***** SOURCE DATA
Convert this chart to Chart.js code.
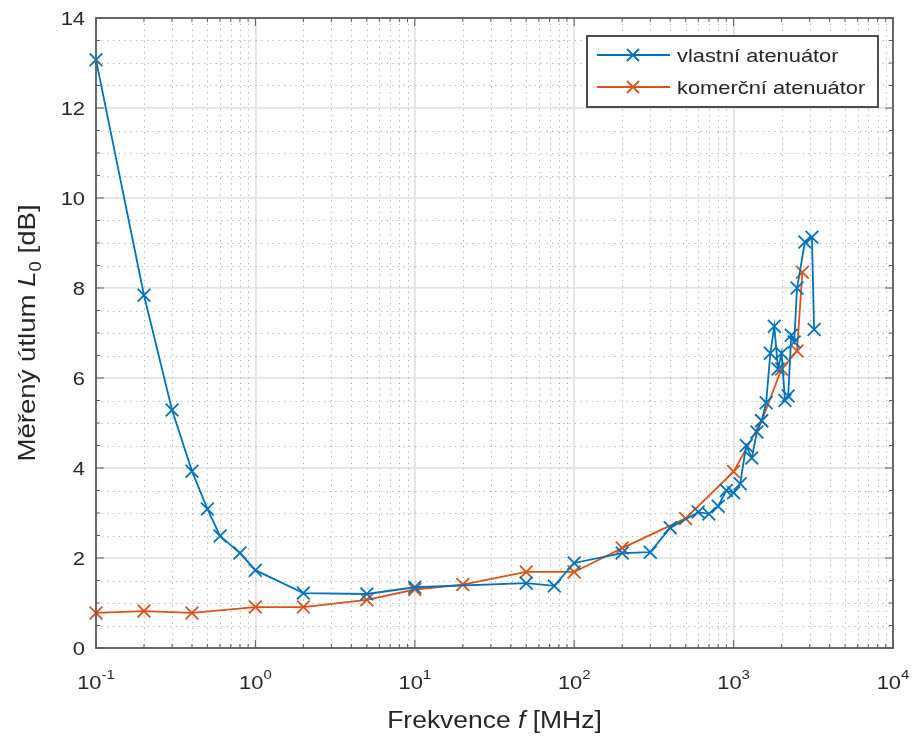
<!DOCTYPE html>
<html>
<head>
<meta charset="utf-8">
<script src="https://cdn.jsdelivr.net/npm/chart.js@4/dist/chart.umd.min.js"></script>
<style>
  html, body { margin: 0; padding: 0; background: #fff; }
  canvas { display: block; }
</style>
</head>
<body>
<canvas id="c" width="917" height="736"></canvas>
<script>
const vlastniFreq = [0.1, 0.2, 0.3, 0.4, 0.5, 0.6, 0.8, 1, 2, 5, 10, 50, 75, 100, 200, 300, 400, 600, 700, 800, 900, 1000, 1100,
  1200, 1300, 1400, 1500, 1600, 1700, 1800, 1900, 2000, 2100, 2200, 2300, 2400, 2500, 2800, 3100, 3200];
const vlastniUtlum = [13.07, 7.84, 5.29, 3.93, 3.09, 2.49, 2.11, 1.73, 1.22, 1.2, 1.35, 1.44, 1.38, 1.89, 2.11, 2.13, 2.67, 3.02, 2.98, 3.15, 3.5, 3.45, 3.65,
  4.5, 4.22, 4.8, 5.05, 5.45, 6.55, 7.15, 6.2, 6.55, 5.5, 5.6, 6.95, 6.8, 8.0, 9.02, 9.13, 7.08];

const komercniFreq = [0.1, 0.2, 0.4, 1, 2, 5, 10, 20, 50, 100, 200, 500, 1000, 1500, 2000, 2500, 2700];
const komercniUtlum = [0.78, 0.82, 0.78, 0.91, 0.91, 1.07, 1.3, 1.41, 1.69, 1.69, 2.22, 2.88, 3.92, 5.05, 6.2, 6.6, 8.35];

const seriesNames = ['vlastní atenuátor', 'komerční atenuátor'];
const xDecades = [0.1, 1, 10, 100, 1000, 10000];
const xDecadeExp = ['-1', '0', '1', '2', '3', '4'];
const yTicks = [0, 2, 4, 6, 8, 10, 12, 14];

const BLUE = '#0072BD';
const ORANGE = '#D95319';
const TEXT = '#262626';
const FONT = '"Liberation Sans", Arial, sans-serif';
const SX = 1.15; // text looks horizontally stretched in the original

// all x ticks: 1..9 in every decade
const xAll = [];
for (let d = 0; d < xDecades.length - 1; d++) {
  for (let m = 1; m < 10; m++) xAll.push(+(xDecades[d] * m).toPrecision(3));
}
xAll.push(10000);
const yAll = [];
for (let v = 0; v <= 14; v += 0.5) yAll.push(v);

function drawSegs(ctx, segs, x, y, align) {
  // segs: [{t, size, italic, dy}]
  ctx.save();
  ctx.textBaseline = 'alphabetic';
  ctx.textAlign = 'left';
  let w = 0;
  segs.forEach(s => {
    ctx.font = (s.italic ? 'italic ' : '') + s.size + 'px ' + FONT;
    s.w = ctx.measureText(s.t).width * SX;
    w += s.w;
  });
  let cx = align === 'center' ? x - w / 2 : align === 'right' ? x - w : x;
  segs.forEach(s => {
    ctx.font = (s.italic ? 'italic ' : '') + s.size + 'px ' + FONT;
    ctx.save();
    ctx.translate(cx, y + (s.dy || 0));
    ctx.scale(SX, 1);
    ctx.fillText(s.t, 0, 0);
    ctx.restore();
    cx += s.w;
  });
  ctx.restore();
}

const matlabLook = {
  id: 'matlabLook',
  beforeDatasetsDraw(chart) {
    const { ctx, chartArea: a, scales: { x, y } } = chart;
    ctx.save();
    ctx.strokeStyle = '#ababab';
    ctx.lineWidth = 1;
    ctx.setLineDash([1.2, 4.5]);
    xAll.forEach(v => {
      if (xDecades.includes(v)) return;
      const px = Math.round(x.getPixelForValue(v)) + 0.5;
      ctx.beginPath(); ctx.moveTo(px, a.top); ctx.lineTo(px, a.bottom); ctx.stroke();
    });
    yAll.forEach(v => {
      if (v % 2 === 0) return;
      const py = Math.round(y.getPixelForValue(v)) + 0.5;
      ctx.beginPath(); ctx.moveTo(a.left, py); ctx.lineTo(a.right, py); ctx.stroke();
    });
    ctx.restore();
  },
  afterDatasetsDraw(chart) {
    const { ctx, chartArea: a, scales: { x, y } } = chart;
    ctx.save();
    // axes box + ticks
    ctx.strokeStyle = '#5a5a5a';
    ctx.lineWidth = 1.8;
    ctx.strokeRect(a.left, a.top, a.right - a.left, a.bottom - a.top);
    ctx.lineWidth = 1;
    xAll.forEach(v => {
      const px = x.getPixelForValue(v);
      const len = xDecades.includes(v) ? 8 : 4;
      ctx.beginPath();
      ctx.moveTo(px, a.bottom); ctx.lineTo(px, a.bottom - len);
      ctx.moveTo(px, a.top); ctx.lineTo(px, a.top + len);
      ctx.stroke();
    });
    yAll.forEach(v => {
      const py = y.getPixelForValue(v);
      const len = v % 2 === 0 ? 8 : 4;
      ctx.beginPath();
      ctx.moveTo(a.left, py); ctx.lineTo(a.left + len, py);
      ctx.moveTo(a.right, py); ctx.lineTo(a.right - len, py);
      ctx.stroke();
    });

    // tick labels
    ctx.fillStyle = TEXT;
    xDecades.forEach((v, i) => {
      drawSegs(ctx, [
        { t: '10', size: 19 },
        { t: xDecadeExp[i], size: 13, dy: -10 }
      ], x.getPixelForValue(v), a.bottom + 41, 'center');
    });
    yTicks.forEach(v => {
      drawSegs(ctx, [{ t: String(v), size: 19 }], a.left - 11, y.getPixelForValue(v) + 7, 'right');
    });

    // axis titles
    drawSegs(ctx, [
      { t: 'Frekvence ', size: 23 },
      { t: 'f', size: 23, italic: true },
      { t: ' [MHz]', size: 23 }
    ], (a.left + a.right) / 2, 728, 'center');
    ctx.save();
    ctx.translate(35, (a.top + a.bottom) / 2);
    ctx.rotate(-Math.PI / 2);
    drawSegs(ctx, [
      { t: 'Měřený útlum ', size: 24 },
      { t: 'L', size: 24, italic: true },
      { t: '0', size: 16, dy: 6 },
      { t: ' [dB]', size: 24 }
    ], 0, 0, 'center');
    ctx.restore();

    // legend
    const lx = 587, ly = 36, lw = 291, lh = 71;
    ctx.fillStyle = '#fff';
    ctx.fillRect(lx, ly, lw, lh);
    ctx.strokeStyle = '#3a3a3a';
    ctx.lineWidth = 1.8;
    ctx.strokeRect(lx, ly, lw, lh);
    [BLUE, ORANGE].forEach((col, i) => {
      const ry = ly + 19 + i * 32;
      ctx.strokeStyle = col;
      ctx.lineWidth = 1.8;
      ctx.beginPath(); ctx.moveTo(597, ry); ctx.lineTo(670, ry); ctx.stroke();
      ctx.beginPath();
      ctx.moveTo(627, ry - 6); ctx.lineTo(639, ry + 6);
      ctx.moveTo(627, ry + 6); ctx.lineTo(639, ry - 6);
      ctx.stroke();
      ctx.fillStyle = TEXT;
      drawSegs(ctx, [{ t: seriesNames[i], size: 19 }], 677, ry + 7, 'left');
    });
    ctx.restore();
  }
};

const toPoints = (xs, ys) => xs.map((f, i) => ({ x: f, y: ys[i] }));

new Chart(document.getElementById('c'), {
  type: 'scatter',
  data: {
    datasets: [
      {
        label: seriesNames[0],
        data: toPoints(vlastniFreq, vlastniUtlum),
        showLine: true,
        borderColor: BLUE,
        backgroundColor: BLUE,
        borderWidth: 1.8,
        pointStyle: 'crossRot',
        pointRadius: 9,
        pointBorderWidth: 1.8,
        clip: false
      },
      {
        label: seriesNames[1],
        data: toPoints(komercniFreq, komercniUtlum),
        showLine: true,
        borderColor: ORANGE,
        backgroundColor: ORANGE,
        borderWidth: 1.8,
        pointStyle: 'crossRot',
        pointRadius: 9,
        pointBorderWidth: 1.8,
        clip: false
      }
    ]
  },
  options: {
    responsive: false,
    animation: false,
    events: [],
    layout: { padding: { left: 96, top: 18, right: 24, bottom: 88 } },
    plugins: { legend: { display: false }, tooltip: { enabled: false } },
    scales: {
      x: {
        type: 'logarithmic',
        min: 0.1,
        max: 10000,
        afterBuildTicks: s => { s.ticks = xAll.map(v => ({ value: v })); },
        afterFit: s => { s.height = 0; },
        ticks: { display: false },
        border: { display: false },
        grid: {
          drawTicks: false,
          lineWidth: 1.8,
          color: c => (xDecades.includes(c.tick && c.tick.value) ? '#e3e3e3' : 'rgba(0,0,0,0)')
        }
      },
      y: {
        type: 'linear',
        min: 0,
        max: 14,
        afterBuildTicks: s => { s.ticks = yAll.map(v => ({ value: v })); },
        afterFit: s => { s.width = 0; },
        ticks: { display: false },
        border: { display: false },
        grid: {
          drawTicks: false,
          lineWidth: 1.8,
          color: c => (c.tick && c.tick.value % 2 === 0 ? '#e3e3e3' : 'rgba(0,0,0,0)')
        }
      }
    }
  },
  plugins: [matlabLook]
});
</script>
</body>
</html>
**********
TASK TO CARRY OUT: Exactly reproduce the run of lines from the start of the listing through the line with "const SX = 1.15;", inclusive; pictures are not copied.

TASK ANSWER:
Convert this chart to Chart.js code.
<!DOCTYPE html>
<html>
<head>
<meta charset="utf-8">
<script src="https://cdn.jsdelivr.net/npm/chart.js@4/dist/chart.umd.min.js"></script>
<style>
  html, body { margin: 0; padding: 0; background: #fff; }
  canvas { display: block; }
</style>
</head>
<body>
<canvas id="c" width="917" height="736"></canvas>
<script>
const vlastniFreq = [0.1, 0.2, 0.3, 0.4, 0.5, 0.6, 0.8, 1, 2, 5, 10, 50, 75, 100, 200, 300, 400, 600, 700, 800, 900, 1000, 1100,
  1200, 1300, 1400, 1500, 1600, 1700, 1800, 1900, 2000, 2100, 2200, 2300, 2400, 2500, 2800, 3100, 3200];
const vlastniUtlum = [13.07, 7.84, 5.29, 3.93, 3.09, 2.49, 2.11, 1.73, 1.22, 1.2, 1.35, 1.44, 1.38, 1.89, 2.11, 2.13, 2.67, 3.02, 2.98, 3.15, 3.5, 3.45, 3.65,
  4.5, 4.22, 4.8, 5.05, 5.45, 6.55, 7.15, 6.2, 6.55, 5.5, 5.6, 6.95, 6.8, 8.0, 9.02, 9.13, 7.08];

const komercniFreq = [0.1, 0.2, 0.4, 1, 2, 5, 10, 20, 50, 100, 200, 500, 1000, 1500, 2000, 2500, 2700];
const komercniUtlum = [0.78, 0.82, 0.78, 0.91, 0.91, 1.07, 1.3, 1.41, 1.69, 1.69, 2.22, 2.88, 3.92, 5.05, 6.2, 6.6, 8.35];

const seriesNames = ['vlastní atenuátor', 'komerční atenuátor'];
const xDecades = [0.1, 1, 10, 100, 1000, 10000];
const xDecadeExp = ['-1', '0', '1', '2', '3', '4'];
const yTicks = [0, 2, 4, 6, 8, 10, 12, 14];

const BLUE = '#0072BD';
const ORANGE = '#D95319';
const TEXT = '#262626';
const FONT = '"Liberation Sans", Arial, sans-serif';
const SX = 1.15; // text looks horizontally stretched in the original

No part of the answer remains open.